Since $\sqrt[3]{2}, i \in \mathbb{Q}(\sqrt[3]{2}, i)$, their product $\sqrt[3]{2}i \in \mathbb{Q}(\sqrt[3]{2}, i)$, which implies $\mathbb{Q}(\sqrt[3]{2}i) \subset \mathbb{Q}(\sqrt[3]{2}, i)$. However, I am told that this is a tricky question. I have stared at this question for a while but still cannot figure out where the tricky part is? Can someone point it out to me? Thanks in advance!

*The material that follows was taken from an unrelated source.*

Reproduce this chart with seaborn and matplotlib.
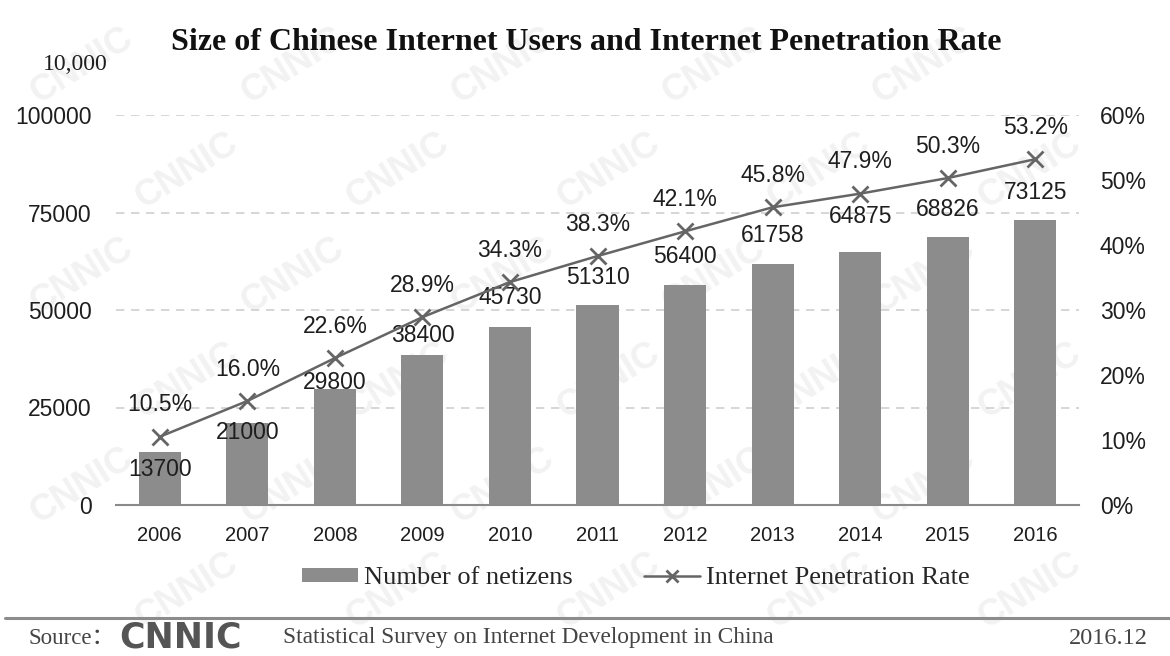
import numpy as np
import pandas as pd
import matplotlib
matplotlib.use("Agg")
import matplotlib.pyplot as plt
import seaborn as sns
from matplotlib.patches import Patch
from matplotlib.lines import Line2D

# Data
years = ["2006", "2007", "2008", "2009", "2010", "2011", "2012", "2013", "2014", "2015", "2016"]
netizens = [13700, 21000, 29800, 38400, 45730, 51310, 56400, 61758, 64875, 68826, 73125]
penetration = [10.5, 16.0, 22.6, 28.9, 34.3, 38.3, 42.1, 45.8, 47.9, 50.3, 53.2]
left_ticks = [0, 25000, 50000, 75000, 100000]
right_ticks = [0, 10, 20, 30, 40, 50, 60]

# Styling
BAR = "#8c8c8c"
LINE = "#656565"
TXT = "#1e1e1e"
GRID = "#cfcfcf"
# vertical nudge (pixels, + = downward) of each bar value label relative to the bar top
bar_label_nudge = [18, 9, -6, -20, -29, -27, -29, -29, -35, -27, -27]
PX = 0.72  # points per pixel at dpi 100

sns.set_theme(style="white")
plt.rcParams["font.family"] = ["Liberation Sans", "DejaVu Sans"]
SERIF = ["Liberation Serif", "Noto Sans CJK SC", "DejaVu Serif"]

df = pd.DataFrame({"year": years, "users": netizens, "rate": penetration})

fig = plt.figure(figsize=(11.7, 6.56), dpi=100)
fig.patch.set_facecolor("white")

# faint diagonal watermark lattice on a background layer
bg = fig.add_axes([0, 0, 1, 1], zorder=-5)
bg.set_xlim(0, 1)
bg.set_ylim(0, 1)
bg.axis("off")
for row, yy in enumerate(np.arange(0.90, 0.05, -0.16)):
    shift = 0.0 if row % 2 == 0 else 0.09
    for xx in np.arange(0.07 + shift, 0.95, 0.18):
        bg.text(xx, yy, "CNNIC", rotation=32, fontsize=26, fontweight="bold",
                color="#f2f2f2", ha="center", va="center")

ax = fig.add_axes([116 / 1170, 1 - 505 / 656, (1079 - 116) / 1170, 390 / 656])
ax.patch.set_alpha(0)
sns.barplot(data=df, x="year", y="users", color=BAR, saturation=1, width=0.48,
            linewidth=0, ax=ax, zorder=2)
ax.set_xlim(-0.5, len(years) - 0.5)
ax.set_ylim(0, 100000)
ax.set_yticks(left_ticks)
ax.set_yticklabels([str(t) for t in left_ticks])
ax.set_xlabel("")
ax.set_ylabel("")
for s in ["top", "right", "left"]:
    ax.spines[s].set_visible(False)
ax.spines["bottom"].set_color("#8a8a8a")
ax.spines["bottom"].set_linewidth(1.5)
for t in left_ticks[1:]:
    ax.axhline(t, color=GRID, lw=1.2, ls=(0, (5, 4)), zorder=1)
ax.tick_params(axis="y", length=0, pad=17.5, labelsize=16.5, labelcolor=TXT)
ax.tick_params(axis="x", which="major", length=0, pad=15, labelsize=14.5, labelcolor=TXT)
ax.set_xticks(np.arange(-0.5, len(years), 1.0), minor=True)
ax.tick_params(axis="x", which="minor", direction="in", length=6, width=1.3, color="#8a8a8a")

for i, v in enumerate(netizens):
    ax.annotate(str(v), (i, v), xytext=(0, -bar_label_nudge[i] * PX), textcoords="offset points",
                ha="center", va="center", fontsize=16.5, color=TXT, zorder=5)

ax2 = ax.twinx()
sns.pointplot(data=df, x="year", y="rate", ax=ax2, color=LINE, markers="x",
              linestyles="-", markersize=11, markeredgewidth=2, linewidth=1.8)
ax2.set_xlim(-0.5, len(years) - 0.5)
ax2.set_ylim(0, 60)
ax2.set_yticks(right_ticks)
ax2.set_yticklabels([f"{t}%" for t in right_ticks])
ax2.set_ylabel("")
ax2.set_xlabel("")
for s in ["top", "right", "left", "bottom"]:
    ax2.spines[s].set_visible(False)
ax2.tick_params(axis="y", length=0, pad=15, labelsize=16.5, labelcolor=TXT)
ax2.tick_params(axis="x", which="both", length=0)
for i, p in enumerate(penetration):
    ax2.annotate(f"{p:.1f}%", (i, p), xytext=(0, 32 * PX), textcoords="offset points",
                 ha="center", va="center", fontsize=16.5, color=TXT)

# title and unit
fig.text(586 / 1170, 1 - 42 / 656, "Size of Chinese Internet Users and Internet Penetration Rate",
         ha="center", va="center", fontsize=23, fontweight="bold", family=SERIF, color="#111111")
fig.text(75 / 1170, 1 - 65 / 656, "10,000", ha="center", va="center", fontsize=17,
         family=SERIF, color=TXT)

# legend
handles = [Patch(facecolor=BAR, edgecolor="none"),
           Line2D([0], [0], color=LINE, lw=1.8, marker="x", markersize=9, markeredgewidth=2)]
fig.legend(handles, ["Number of netizens", "Internet Penetration Rate"],
           loc="center", bbox_to_anchor=(636 / 1170, 1 - 578 / 656), ncol=2, frameon=False,
           prop={"family": SERIF, "size": 19}, handlelength=2.1, handleheight=0.45,
           handletextpad=0.25, columnspacing=2.7)

# footer
fig.add_artist(Line2D([5 / 1170, 1.0], [1 - 618 / 656] * 2, color="#8c8c8c", lw=2.2,
                      transform=fig.transFigure))
fig.text(28 / 1170, 1 - 638 / 656, "Source：", ha="left", va="center", fontsize=16.5,
         family=SERIF, color="#444444")
fig.text(119 / 1170, 1.5 / 656, "CNNIC", ha="left", va="bottom", fontsize=25,
         fontweight="heavy", family=["DejaVu Sans"], color="#555555")
fig.text(283 / 1170, 1 - 638 / 656, "Statistical Survey on Internet Development in China",
         ha="left", va="center", fontsize=16.8, family=SERIF, color="#444444")
fig.text(1148 / 1170, 1 - 638 / 656, "2016.12", ha="right", va="center", fontsize=17.5,
         family=SERIF, color="#444444")

fig.savefig("out.png", dpi=100, facecolor="white")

EDIT: It seems that there is a typo in the book and the tricky part is showing the inclusion is the other way around, i.e. $\mathbb{Q}(\sqrt[3]{2}, i) \subset \mathbb{Q}(\sqrt[3]{2}i)$.
My thoughts: Since $(\sqrt[3]{2}i)^3 = -2i$, $i \in \mathbb{Q}(\sqrt[3]{2}i)$. So $\sqrt[3]{2} = (1/i)\cdot \sqrt[3]{2}i \in \mathbb{Q}(\sqrt[3]{2}i)$. So $\mathbb{Q}(\sqrt[3]{2}, i) \subset \mathbb{Q}(\sqrt[3]{2}i)$. Since it is clear that $\mathbb{Q}(\sqrt[3]{2}i) \subset \mathbb{Q}(\sqrt[3]{2}, i)$. The two fields are actually equal.
It seems not so clear why this is a "tricky" question. Perhaps the following question was intended (but of course I cannot say):
Show that $\mathbb{Q}(\sqrt[3]{2},i)=\mathbb{Q}(\sqrt[3]{2}+i)$.
This question is quite a popular question, so it has been solved here a few times, see also here, or here:
How can I prove that $\mathbb{Q}(\sqrt[3]{2},i)=\mathbb{Q}(\sqrt[3]{2}+i)$?
Edit: Another possibility is to show that $\mathbb{Q}(\sqrt[3]{2},i)=\mathbb{Q}(\sqrt[3]{2}i)$, and furthermore, that $\mathbb{Q}(\sqrt[3]{2},\omega)\supsetneq\mathbb{Q}(\sqrt[3]{2}\omega)$, arising by the splitting field of $X^3-2$.